None of this damages the sense of Russian righteousness in Balabanov’s films. ‘Russia looks after its own in time of war’, Danila tells us proudly. ‘Russians don’t cheat each other’, ‘Russians don’t surrender,’ other characters assure us. Such cheesy sentiments have flowed from the Kremlin media machine this year too.

‘Russia has lived through many wars, but never attacked anyone first,’ Putin’s press-secretary Dmitry Peskov said absurdly in February. More recently, stating that Russia was ready for negotiations, Peskov claimed that ‘our country stands for international harmony based on mutual respect…The Western approach is harsher, more egoistic. And if we look across the ocean – there, he who has a bigger gun is always right’. The last line, barring the diplomatic jargon preceding it, might have come straight from Balabanov’s films.

But is Peskov serious? And was Balabanov? The films – moral self-aggrandisement, racial epithets and all – are served up as knowing postmodern black comedy, and there was considerable laughter in cinemas on their release. Audiences were delighted by at least a vision of a world in which Danila was the face of modern Russia and their country the leading actor in events.
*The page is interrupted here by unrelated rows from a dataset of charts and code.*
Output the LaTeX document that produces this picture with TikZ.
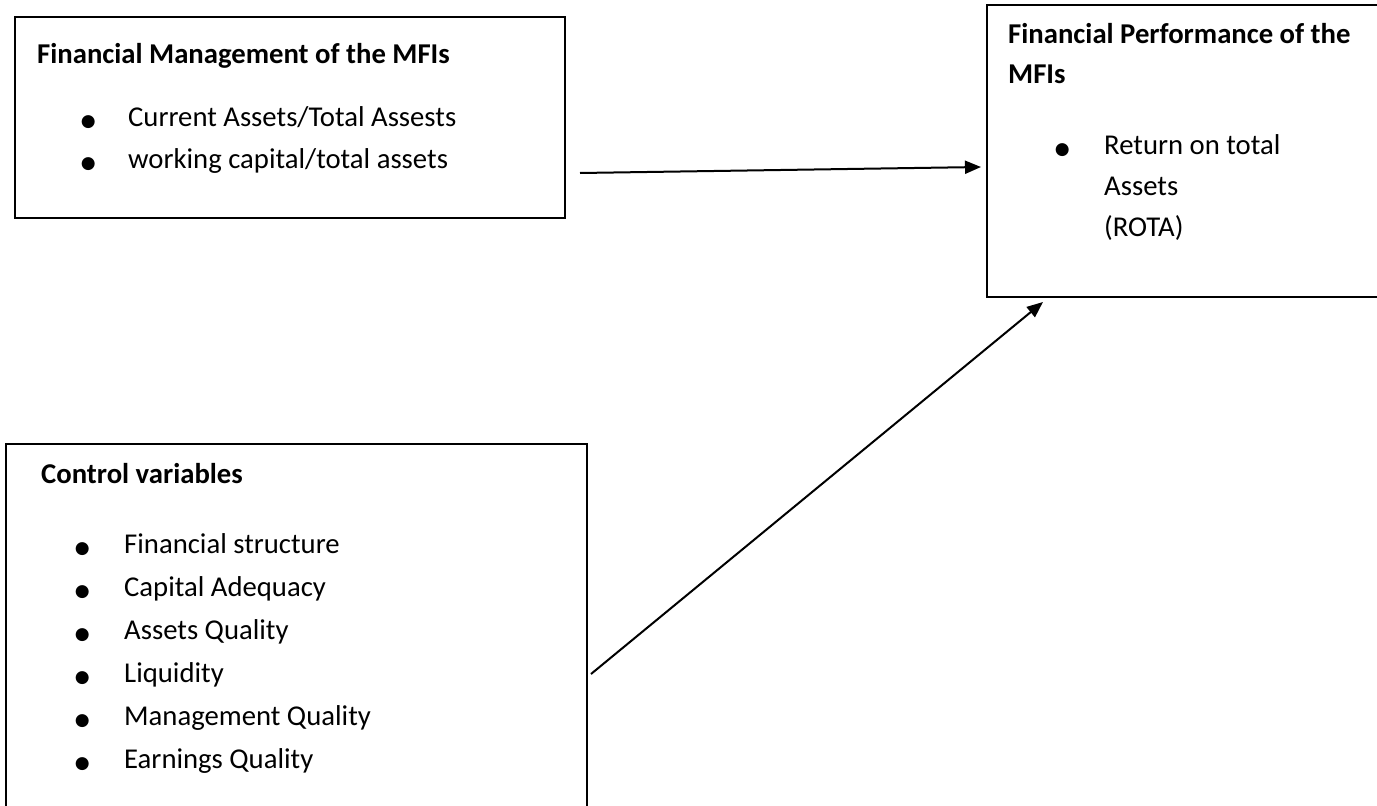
\documentclass[tikz,border=0pt]{standalone}
\usepackage{fontspec}
\setmainfont{Carlito}
\newfontfamily\dotfont{DejaVu Sans}
\usetikzlibrary{arrows.meta, calc}
\newcommand{\blt}{\makebox[11pt]{\dotfont\fontsize{17}{17}\selectfont ●}}

\begin{document}
\begin{tikzpicture}[x=1pt, y=-1pt,
   frame/.style={rectangle, draw, line width=1.7pt, anchor=north west, inner sep=0pt, outer sep=0pt},
   head/.style={anchor=base west, inner sep=0pt, font=\fontsize{28.7}{40}\selectfont\bfseries},
   items/.style={anchor=base west, inner sep=0pt, font=\fontsize{28.7}{42}\selectfont},
   link/.style={line width=2pt, -{Triangle[length=16pt, width=13pt]}}]
  \useasboundingbox (0,0) rectangle (1377,806);
  \node[frame, minimum width=550pt, minimum height=201pt] (fm) at (15,17) {};
  \node[frame, minimum width=400pt, minimum height=292pt] (fp) at (987,5) {};
  \node[frame, minimum width=581pt, minimum height=372pt] (cv) at (6,444) {};

  \node[head] (fmhead) at (37,63) {Financial Management of the MFIs};
  \node[items] (fmlist) at (82.5,126) {\begin{tabular}[t]{@{}p{45.5pt}@{}l@{}}
      \blt & Current Assets/Total Assests\\
      \blt & working capital/total assets
    \end{tabular}};

  \node[head] (fphead) at (1008,43) {\begin{tabular}[t]{@{}l@{}}
      Financial Performance of the\\
      MFIs
    \end{tabular}};
  \node[items, font=\fontsize{28.7}{41}\selectfont] (fplist) at (1056.5,154) {\begin{tabular}[t]{@{}p{47.5pt}@{}l@{}}
      \blt & Return on total\\
           & Assets\\
           & (ROTA)
    \end{tabular}};

  \node[head] (cvhead) at (41,483) {Control variables};
  \node[items, font=\fontsize{28.7}{43}\selectfont] (cvlist) at (76.5,553) {\begin{tabular}[t]{@{}p{47.5pt}@{}l@{}}
      \blt & Financial structure\\
      \blt & Capital Adequacy\\
      \blt & Assets Quality\\
      \blt & Liquidity\\
      \blt & Management Quality\\
      \blt & Earnings Quality
    \end{tabular}};

  \coordinate (fmout) at ($(fm.north east)+(15,156)$);
  \coordinate (fpin) at ($(fp.north west)+(-6,162)$);
  \coordinate (cvout) at ($(cv.north east)+(4,230)$);
  \coordinate (fpfoot) at ($(fp.south west)+(56,5)$);
  \draw[link] (fmout) -- (fpin);
  \draw[link] (cvout) -- (fpfoot);
\end{tikzpicture}
\end{document}
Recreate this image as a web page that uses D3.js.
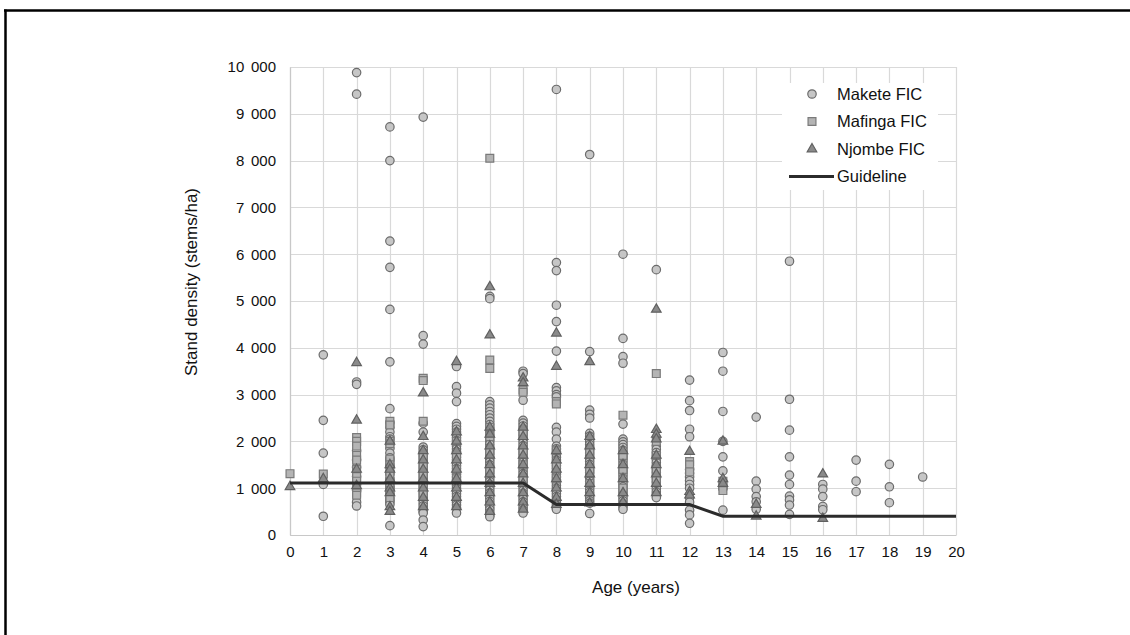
<!DOCTYPE html>
<html>
<head>
<meta charset="utf-8">
<script src="https://cdn.jsdelivr.net/npm/d3@7"></script>
<style>
  html, body { margin: 0; padding: 0; background: #fff; }
  svg { display: block; font-family: "Liberation Sans", Arial, sans-serif; }
</style>
</head>
<body>
<svg id="chart" width="1130" height="635"></svg>
<script>
// Stand density observations (stems/ha) by plantation age, one row per age
const maketeFIC = [
  { age: 1,  values: [3850, 2450, 1750, 1080, 400] },
  { age: 2,  values: [9880, 9420, 3270, 3220, 1800, 1600, 1450, 1250, 1100, 950, 700, 620] },
  { age: 3,  values: [8720, 8000, 6280, 5720, 4820, 3700, 2700, 2400, 2300, 2200, 2100, 2050, 1950, 1850, 1750, 1650, 1600, 1500, 1450, 1350, 1300, 1200, 1150, 1050, 1000, 950, 880, 800, 750, 700, 650, 200] },
  { age: 4,  values: [8930, 4260, 4080, 2390, 2200, 1880, 1820, 1760, 1700, 1640, 1580, 1520, 1460, 1400, 1340, 1280, 1220, 1160, 1100, 1040, 980, 920, 860, 800, 740, 680, 620, 560, 500, 470, 320, 180] },
  { age: 5,  values: [3600, 3170, 3030, 2850, 2380, 2320, 2260, 2200, 2140, 2080, 2020, 1960, 1900, 1840, 1780, 1720, 1660, 1600, 1540, 1480, 1420, 1360, 1300, 1240, 1180, 1120, 1060, 1000, 940, 880, 820, 760, 700, 640, 580, 470] },
  { age: 6,  values: [5100, 5050, 2850, 2780, 2710, 2640, 2570, 2500, 2430, 2360, 2290, 2220, 2150, 2080, 2010, 1940, 1870, 1800, 1740, 1680, 1620, 1560, 1500, 1440, 1380, 1320, 1260, 1200, 1140, 1080, 1020, 960, 900, 840, 780, 720, 660, 600, 540, 480, 420, 390] },
  { age: 7,  values: [3500, 3450, 2880, 2450, 2390, 2330, 2270, 2210, 2150, 2090, 2030, 1970, 1910, 1850, 1790, 1730, 1670, 1610, 1550, 1490, 1430, 1370, 1310, 1250, 1190, 1130, 1070, 1010, 950, 890, 830, 770, 710, 650, 590, 530, 470] },
  { age: 8,  values: [9520, 5820, 5650, 4910, 4560, 3930, 3150, 3080, 3000, 2950, 2300, 2200, 2050, 1900, 1840, 1780, 1720, 1660, 1600, 1540, 1480, 1420, 1360, 1300, 1240, 1180, 1120, 1060, 1000, 940, 880, 820, 760, 700, 640, 580, 550] },
  { age: 9,  values: [8130, 3920, 2670, 2580, 2500, 2170, 2110, 2050, 1990, 1930, 1870, 1810, 1750, 1690, 1630, 1570, 1510, 1450, 1390, 1330, 1270, 1210, 1150, 1090, 1030, 970, 910, 850, 790, 730, 680, 460] },
  { age: 10, values: [6000, 4200, 3810, 3670, 2370, 2050, 1990, 1930, 1870, 1810, 1750, 1690, 1630, 1570, 1510, 1450, 1390, 1330, 1270, 1210, 1150, 1090, 1030, 970, 910, 850, 790, 730, 670, 610, 550] },
  { age: 11, values: [5670, 1900, 1830, 1760, 1690, 1620, 1550, 1480, 1410, 1340, 1270, 1200, 1130, 1060, 990, 920, 860, 800] },
  { age: 12, values: [3310, 2870, 2660, 2260, 2100, 1400, 1320, 1240, 1160, 1080, 1000, 800, 700, 530, 430, 250] },
  { age: 13, values: [3900, 3500, 2640, 2000, 1670, 1370, 1000, 530] },
  { age: 14, values: [2520, 1150, 980, 820, 710, 550] },
  { age: 15, values: [5850, 2900, 2240, 1670, 1280, 1080, 830, 750, 640, 440] },
  { age: 16, values: [1080, 980, 820, 610, 540] },
  { age: 17, values: [1600, 1150, 925] },
  { age: 18, values: [1510, 1030, 690] },
  { age: 19, values: [1240] }
];

const mafingaFIC = [
  { age: 0,  values: [1310] },
  { age: 1,  values: [1300] },
  { age: 2,  values: [2080, 2000, 1900, 1700, 1600, 1400, 1250, 1150, 1000, 900, 850] },
  { age: 3,  values: [2430, 2350, 2000, 1950, 1620, 1500, 1300, 1100, 950, 800] },
  { age: 4,  values: [3350, 3300, 2430, 1700, 1500, 1300, 1100, 900] },
  { age: 5,  values: [2000, 1700, 1400, 1200] },
  { age: 6,  values: [8050, 3740, 3560, 2300, 2100, 1800, 1400] },
  { age: 7,  values: [3100, 3050, 2200, 1800, 1500, 1200] },
  { age: 8,  values: [2850, 2800, 1800, 1500, 1200] },
  { age: 9,  values: [1800, 1400, 1100] },
  { age: 10, values: [2560, 1700, 1400, 1000] },
  { age: 11, values: [3450, 2000, 1700, 1400, 1200] },
  { age: 12, values: [1570, 1500, 1350] },
  { age: 13, values: [1150, 1050, 950] }
];

const njombeFIC = [
  { age: 0,  values: [1030] },
  { age: 1,  values: [1200] },
  { age: 2,  values: [3680, 2450, 1400, 1050] },
  { age: 3,  values: [2000, 1500, 1400, 1200, 1000, 900, 600, 500] },
  { age: 4,  values: [3030, 2100, 1800, 1600, 1400, 1200, 1000, 800, 600] },
  { age: 5,  values: [3700, 2200, 2000, 1800, 1600, 1400, 1200, 1000, 800, 600] },
  { age: 6,  values: [5300, 4270, 2300, 2150, 1900, 1700, 1500, 1300, 1100, 900, 700, 500] },
  { age: 7,  values: [3350, 3250, 2300, 2100, 1900, 1700, 1500, 1300, 1100, 900, 700, 550] },
  { age: 8,  values: [4310, 3600, 1800, 1600, 1400, 1200, 1000, 800, 650] },
  { age: 9,  values: [3700, 2100, 1900, 1700, 1500, 1300, 1100, 900, 680] },
  { age: 10, values: [1800, 1500, 1200, 900, 700] },
  { age: 11, values: [4820, 2250, 2150, 2050, 1700, 1500, 1300, 1100, 900] },
  { age: 12, values: [1780, 925, 850] },
  { age: 13, values: [2000, 1200, 1100] },
  { age: 14, values: [650, 400] },
  { age: 16, values: [1300, 350] }
];

// Recommended stocking guideline
const guidelineAge = [0, 7, 8, 12, 13, 20];
const guidelineDensity = [1111, 1111, 650, 650, 400, 400];

const xTicks = d3.range(0, 21);
const yTicks = d3.range(0, 10001, 1000);
const legendLabels = ["Makete FIC", "Mafinga FIC", "Njombe FIC", "Guideline"];

const svg = d3.select("#chart");
const W = 1130, H = 635;
const plot = { left: 290, right: 956, top: 67, bottom: 535 };

svg.append("rect").attr("width", W).attr("height", H).attr("fill", "#fff");

// outer frame (top and left edges)
svg.append("line").attr("x1", 4).attr("x2", W).attr("y1", 10.5).attr("y2", 10.5)
  .attr("stroke", "#000").attr("stroke-width", 2.5);
svg.append("line").attr("x1", 5.5).attr("x2", 5.5).attr("y1", 9.5).attr("y2", H)
  .attr("stroke", "#000").attr("stroke-width", 2.5);

const x = d3.scaleLinear().domain([0, 20]).range([plot.left, plot.right]);
const y = d3.scaleLinear().domain([0, 10000]).range([plot.bottom, plot.top]);

// gridlines
const grid = svg.append("g").attr("stroke", "#d9d9d9").attr("stroke-width", 1.2);
grid.selectAll("line.v").data(xTicks).join("line").attr("class", "v")
  .attr("x1", d => Math.round(x(d)) + 0.5).attr("x2", d => Math.round(x(d)) + 0.5)
  .attr("y1", plot.top).attr("y2", plot.bottom);
grid.selectAll("line.h").data(yTicks).join("line").attr("class", "h")
  .attr("x1", plot.left).attr("x2", plot.right)
  .attr("y1", d => Math.round(y(d)) + 0.5).attr("y2", d => Math.round(y(d)) + 0.5);

// axes
const fmt = d => d3.format(",")(d).replace(/,/g, " ");
const yAxis = svg.append("g").attr("transform", `translate(${plot.left},0)`)
  .call(d3.axisLeft(y).tickValues(yTicks).tickFormat(fmt).tickSize(0).tickPadding(14));
yAxis.select(".domain").attr("stroke", "#c8c8c8").attr("stroke-width", 1.2);
yAxis.selectAll("text").attr("font-size", 15).attr("fill", "#111")
  .style("word-spacing", "2.5px");

const xAxis = svg.append("g").attr("transform", `translate(0,${plot.bottom})`)
  .call(d3.axisBottom(x).tickValues(xTicks).tickFormat(d3.format("d")).tickSize(0).tickPadding(11));
xAxis.select(".domain").attr("stroke", "#c8c8c8").attr("stroke-width", 1.2);
xAxis.selectAll("text").attr("font-size", 15).attr("fill", "#111");

// axis titles
svg.append("text").attr("x", 636).attr("y", 593).attr("text-anchor", "middle")
  .attr("font-size", 17).attr("fill", "#111").text("Age (years)");
svg.append("text").attr("transform", "translate(197,282) rotate(-90)")
  .attr("text-anchor", "middle").attr("font-size", 17).attr("fill", "#111")
  .text("Stand density (stems/ha)");

// marker shapes
const symCircle = d3.symbol().type(d3.symbolCircle).size(56);
const symSquare = d3.symbol().type(d3.symbolSquare).size(62);
const symTriangle = d3.symbol().type(d3.symbolTriangle).size(40);

const styles = {
  makete:  { sym: symCircle,   fill: "#c6c6c6", stroke: "#6b6b6b" },
  mafinga: { sym: symSquare,   fill: "#b4b4b4", stroke: "#7a7a7a" },
  njombe:  { sym: symTriangle, fill: "#8a8a8a", stroke: "#606060" }
};

function flatten(rows) {
  return rows.flatMap(r => r.values.map(v => ({ age: r.age, value: v })));
}

function drawSeries(rows, st) {
  svg.append("g").selectAll("path").data(flatten(rows)).join("path")
    .attr("d", st.sym)
    .attr("transform", d => `translate(${x(d.age)},${y(d.value)})`)
    .attr("fill", st.fill).attr("stroke", st.stroke).attr("stroke-width", 1.2);
}

drawSeries(maketeFIC, styles.makete);
drawSeries(mafingaFIC, styles.mafinga);
drawSeries(njombeFIC, styles.njombe);

// guideline
const guide = guidelineAge.map((a, i) => [a, guidelineDensity[i]]);
svg.append("path").datum(guide)
  .attr("d", d3.line().x(d => x(d[0])).y(d => y(d[1])))
  .attr("fill", "none").attr("stroke", "#2b2b2b").attr("stroke-width", 3);

// legend
const lg = svg.append("g");
lg.append("rect").attr("x", 782).attr("y", 83).attr("width", 156).attr("height", 107).attr("fill", "#fff");
const legendStyles = [styles.makete, styles.mafinga, styles.njombe];
legendLabels.forEach((label, i) => {
  const cy = 94 + i * 27.5;
  if (i < 3) {
    lg.append("path").attr("d", legendStyles[i].sym)
      .attr("transform", `translate(812,${cy})`)
      .attr("fill", legendStyles[i].fill).attr("stroke", legendStyles[i].stroke).attr("stroke-width", 1.2);
  } else {
    lg.append("line").attr("x1", 789).attr("x2", 834).attr("y1", cy).attr("y2", cy)
      .attr("stroke", "#2b2b2b").attr("stroke-width", 3);
  }
  lg.append("text").attr("x", 837).attr("y", cy).attr("dy", "0.35em")
    .attr("font-size", 16.5).attr("fill", "#111").text(label);
});
</script>
</body>
</html>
It reduced the all-conquering Americans to spiritual paupers and Ukraine, once again, to a Russian borderland.

Very few people saw Russian nationalism as an important factor in politics at that time, and the Brat films surely inhabited a closed and relatively harmless ironic universe. But there was a shard of sincerity in every wisecrack, as well as in that assumption of ineffable Russian benevolence and access to the truth. This year, at any rate, Balabanov’s ‘joke’ assumed a horribly concrete shape.

The Ukrainians ‘are a fraternal nation’, Putin famously declared, shortly before launching his murderous invasion this year. But Zelensky, in a Telegram postfollowing Russia’s attacks on Ukrainian infrastructure on 11 September, was ferociously sardonic: ‘Read my lips… Without light or without you? Without you. Without water or without you? Without you… Cold, hunger, darkness and thirst are not as scary and deadly for us as your “Friendship and brotherhood”.’

That at least – Balabanov’s Brotherfilms aside – has the ring of truth, as Putin publicly manoeuvres his nuclear weapons westwards, threatening to give this ‘sibling-nation’ the deadliest and most suffocating of Russian brotherly hugs.